Segundo estudo do Cieam, a pior seca dos últimos 120 anos do rio Negro, que banha Manaus, resultou em um custo extraordinário de R$ 1,4 bilhão às indústrias, devido à falta de componentes e às dificuldades para escoar as suas mercadorias por via fluvial. Os prejuízos não ficaram restritos às empresas. A Prefeitura de Manaus estima que tenha havido perda de arrecadação de R$ 1 bilhão no período.

Na ocasião, a cota do rio Negro chegou ao patamar de 12,7 metros, profundidade insuficiente para o atracamento de navios de cabotagem – chegam pela costa brasileira e entram pela foz do rio Amazonas – e de longo percurso, que cumprem suas rotas para o mercado externo via Canal do Panamá. Para que as operações de transbordo de contêineres sejam executadas dentro dos padrões, a cota mínima do rio deve estar em 18 metros, levando em conta o calado dos navios e a margem de segurança exigida.

“Em março, os estudos apontam que os níveis do rio Solimões, em Tabatinga (AM), como do rio Negro, em Manaus, estão abaixo de seus níveis históricos, o que gera preocupação, embora as chuvas possam reverter este quadro. A região amazônica é extremamente complexa pelas suas dimensões. A região mais crítica é na foz do rio Madeira, na região do Tabocal, entre os municípios de Manaus e Itacoatiara, que está seriamente comprometida com acúmulo de sedimentos e necessita com urgência de serviços de dragagem”, afirma o engenheiro. No fim do ano, com recursos federais de R$ 100 milhões, foi iniciada a dragagem de um trecho de 12 km na região, mas ainda persiste um clima de ceticismo quanto aos resultados.

Ao contrário das demais regiões, o regime climático amazônico é marcado por duas estações: o inverno, período de chuvas, que vai de dezembro até junho, e o verão, que caracteriza a estiagem, nos meses de setembro, outubro e novembro. No inverno, os cargueiros que operam em Manaus chegam a carregar até 900 contêineres, volume que cai 30% no verão, em razão da recorrente baixa do nível das águas.

“No verão, os armadores instituíram a chamada ‘taxa da seca’, em função de o navio operar com uma carga menor. Mas em 2023, como não puderam atracar, a ‘taxa’ foi de 50%”, afirma Marcelo Forma, diretor financeiro da rede de lojas e farmácias Bemol, o maior grupo varejista da região amazônica, com 83 pontos no Amazonas, Acre, Rondônia e Roraima. “Nosso custo extra em fretes foi de 30%”, lamenta. Os atrasos nas entregas foram inevitáveis: “17,5% das vendas são por e-commerce. Uma entrega via fluvial para São Gabriel da Cachoeira, a 850 km de Manaus, que demorava oito dias, demorou até 25 dias”.

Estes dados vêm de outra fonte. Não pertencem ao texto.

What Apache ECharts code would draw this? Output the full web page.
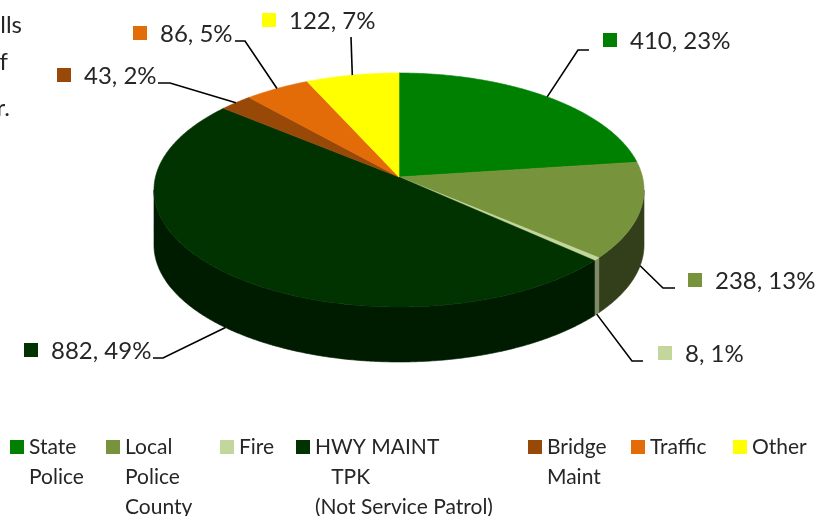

Por falta de navegabilidade, os cargueiros de cabotagem e de longo percurso ficaram atracados no porto de Vila do Conde, em Bacarena (PA), a 55 km de Belém (PA). Lá, os contêineres e mercadorias que chegavam de caminhão eram descarregados e posteriormente transferidos para balsas, em uma complexa operação logística, devido à falta de armazéns e ao movimento de operações já agendadas, porque o porto conta com áreas públicas e privadas, com cargueiros que levam todo tipo de mercadorias, principalmente grãos e carga viva (animais). Houve balsa que ficou esperando 20 dias para carregar e cada embarcação só podia levar cerca de 90 contêineres. As viagens ocorriam em comboios de 180 contêineres. Distante 1.617 km de Manaus (ou 873 milhas náuticas), o percurso que era feito entre dois e três dias chegava a demorar sete dias, em razão das restrições de navegação durante a noite e formação de bancos de areia em determinados trechos, em particular na região do Tabocal.

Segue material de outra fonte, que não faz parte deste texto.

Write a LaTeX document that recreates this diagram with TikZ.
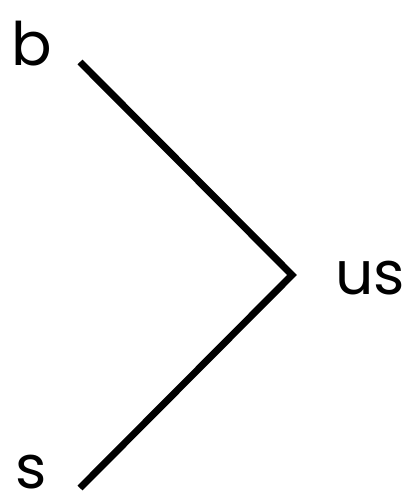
\documentclass[tikz,border=0pt]{standalone}
\usepackage{fontspec}
\setmainfont{Poppins}
\usetikzlibrary{positioning}

\tikzset{
  leaf/.style={inner sep=0pt, anchor=base west, font=\fontsize{60}{62}\selectfont},
  branch/.style={line width=7pt, line join=miter}
}

\begin{document}
\begin{tikzpicture}[x=1pt, y=-1pt]
\useasboundingbox (0,0) rectangle (411,502);

% labels
\node[leaf] (b)  at (11,66)  {b};
\node[leaf] (us) at (335,294) {us};
\node[leaf] (s)  at (15,488) {s};

% ends of the branches
\coordinate (bEnd) at (80,62);
\coordinate (vtx)  at (292,275);
\coordinate (sEnd) at (80,488);

\draw[branch] (bEnd) -- (vtx) -- (sEnd);

\end{tikzpicture}
\end{document}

Acostumado a receber dois navios de grande porte por semana, com uma média de 1,5 mil contêineres para atender a Zona Franca, o operador portuário Super Terminais ficou 32 dias sem realizar nenhuma operação de transbordo. “Demos férias coletivas aos nossos 400 funcionários. Nosso prejuízo foi de R$ 40 milhões”, recorda Marcello Di Gregorio, diretor da empresa, que atua há 30 anos na capital amazonense. “Nunca vi nada igual. Precisam ser feitas dragagens com mais frequência.”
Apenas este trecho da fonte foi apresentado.